Immigration gives you in the short-run, regarding population increases, that you would’ve had with the New Technology. As the means of production become more efficient, we get greater returns for our labor, most notably in agriculture. More food = more energy for people to make babies. More energy for people to make babies = increase in the population. New Technology and Immigration, therefore, have the exact same long-term effects. It is therefore utter hypocrisy to oppose one on the basis that it creates unemployment, but defend from the other just such a criticism when they both have, in the long-run, the exact same effects.

The War on Drugs/Gun Control:

This is the one I mentioned earlier who’s connection is glaringly obvious. The War on Drugs is considered by many (including myself) to be a colossal failure; a government boondoggle in which billions of dollars has been wasted by housing otherwise harmless people in government-funding prisons, and is responsible for the rise of violent cartels (most notably in Mexico). The case for criminalization runs from “it’s harmful for you and society” to “you can’t be trusted with it”.

Remind me, along what lines does Gun Control go again? Oh yeah… “It’s harmful for you and society” to “you can’t be trusted with it.” The War on Drugs fails for the precise reason that if enough people want an illegal product, there will be a Black Market for said product. Just as in drugs, so too in guns. The same economic principles are at play in both cases, but notice one is being picked in favor of the other, even though the long-term effect of both policies is exactly the same. Once again, it is sheer hypocrisy to favor one over the other.


The reason these people are contradicting themselves to such an extent is precisely because of their methodology; namely, the mathematical/empirical/statistical/positivistic methodology. The core problem with this doctrine, in my opinion, is the fact that in its line of reasoning, there isn’t any room for any sort of absolute truths. You have a hypothesis, you test the hypothesis, if your hypothesis comes through, you provisionally accept it. But even if your hypothesis comes through, this line of reasoning forces you to remember; it’s just a hypothesis and it could be overturned by the next experiment. As a result of this emphasizing what is seen, what is unseen is completely neglected, and if you point this out, they simply blast you for being “un-scientific”.

This sort of behavior, and line of reasoning, cannot be classified as anything but Cultish.

Debunking More Republican Protectionist Nonsense

Proponents of protectionist fallacies are never short of sophisticated arguments (sophistry) to support their agendas; they will invoke everything from patriotism to economics, and will even appeal to your emotions by throwing pity-parties for the domestic shopkeepers and laborers that are put out of business due to the "unfair” competition from foreigners.

To their appeals to patriotism I say, “When did America become a nation of whiny little bitches!?”

To their throwing pity-parties for domestic shopkeepers and laborers, I call it what it is; a fallacious appeal to emotion meant to shut down any argument against the protectionist agenda.

But to their appeals to the economic aspects of the problem, I’m afraid a more in-depth analysis is called for, especially in the case of “dumping”. Dumping describes a process by which an exporter of a product will “dump” his product onto a foreign market by selling it (or just giving it away freely) below cost of production.
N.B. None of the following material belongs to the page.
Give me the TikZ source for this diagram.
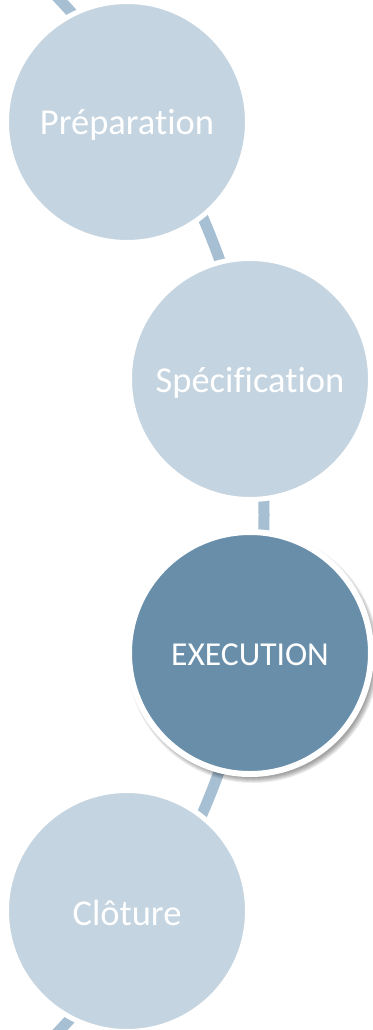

The theory is that by doing this, the foreign market will put the domestic suppliers for that product out of business. Then, when there are no more domestic suppliers of that product, the foreign suppliers raise their prices in order to recoup what they lost by dumping, and as a result, domestic consumers suffer while foreign producers profit by our expense.

For example, suppose it costs a Chinese manufacturer of computer chips $1,000 to create that chip. Dumping theory would have it that the Chinese supplier will then sell those chips to an American importer in bulk for what amounts to $100 per chip. Then, when the domestic supplier of those chips are put out of business, the Chinese supplier will boost the price of those chips from $100 to $2,500.

There is one problem here that should immediately jump out at you, even if you’ve never had any sort of training in economics; if you were the owner of a company that made computer chips and it costs $1,000 to make one chip, can you seriously see yourself selling that chip in bulk to anyone at $100 per chip?  There is an obvious incentive right here to not try to engage in this sort of thing. Ah, but the protectionist will be quick to answer, “No, normally this would bankrupt you, but the Chinese government subsidies it’s exports, so these companies can maintain the loss for long periods of time.”

But even so, this doesn’t guarantee that domestic suppliers will be put out of business. True, there is a huge economic incentive to buy Chinese instead of American in the above example, but there are many people who’ll buy American no matter what. Even today in the real world, there are people who refuse to buy foreign-made cars and will go out of their way to buy American over Japanese for instance.

But, let’s entertain this thought for a moment that this foreign subsidizing of exports will put American suppliers out of business, and that they the foreign supplier will indeed raise his price well above. What this means is that foreign competitors will sharply undercut him. In our example of the Chinese Manufacturer of computer chips, if he indeed raises his price to $2,500, he will be undercut by a Japanese Manufacturer who’ll be competing for the American consumer. He will offer the same chip for $1,500 – $2,000, which puts downwards pressure on the price of Chinese computer chips, and this says nothing about the other countries that are in the computer chip business.

There are two other variables here that must be considered. First, there is the possibility that America might return to the computer chip business. If that is the case, the Chinese Manufacturer now has even more downwards pressure put on the price of his product.

The second variable here (and the one that is most likely to happen in my opinion) is that when the Chinese Manufacturer is dumping the chips in bulk at $100 per chip, American importers are most likely to buy as many of them as possible because they know the price of those chips are eventually going to go through the roof. This way, when the price does go through the roof, American importers of those chips have enough of them to not have to import any more of them. This throws a monkey wrench into the plans of the Chinese manufacturer who planned on profiting at the expense of Americans, and it completely destroys the dumping argument put forth by Protectionists.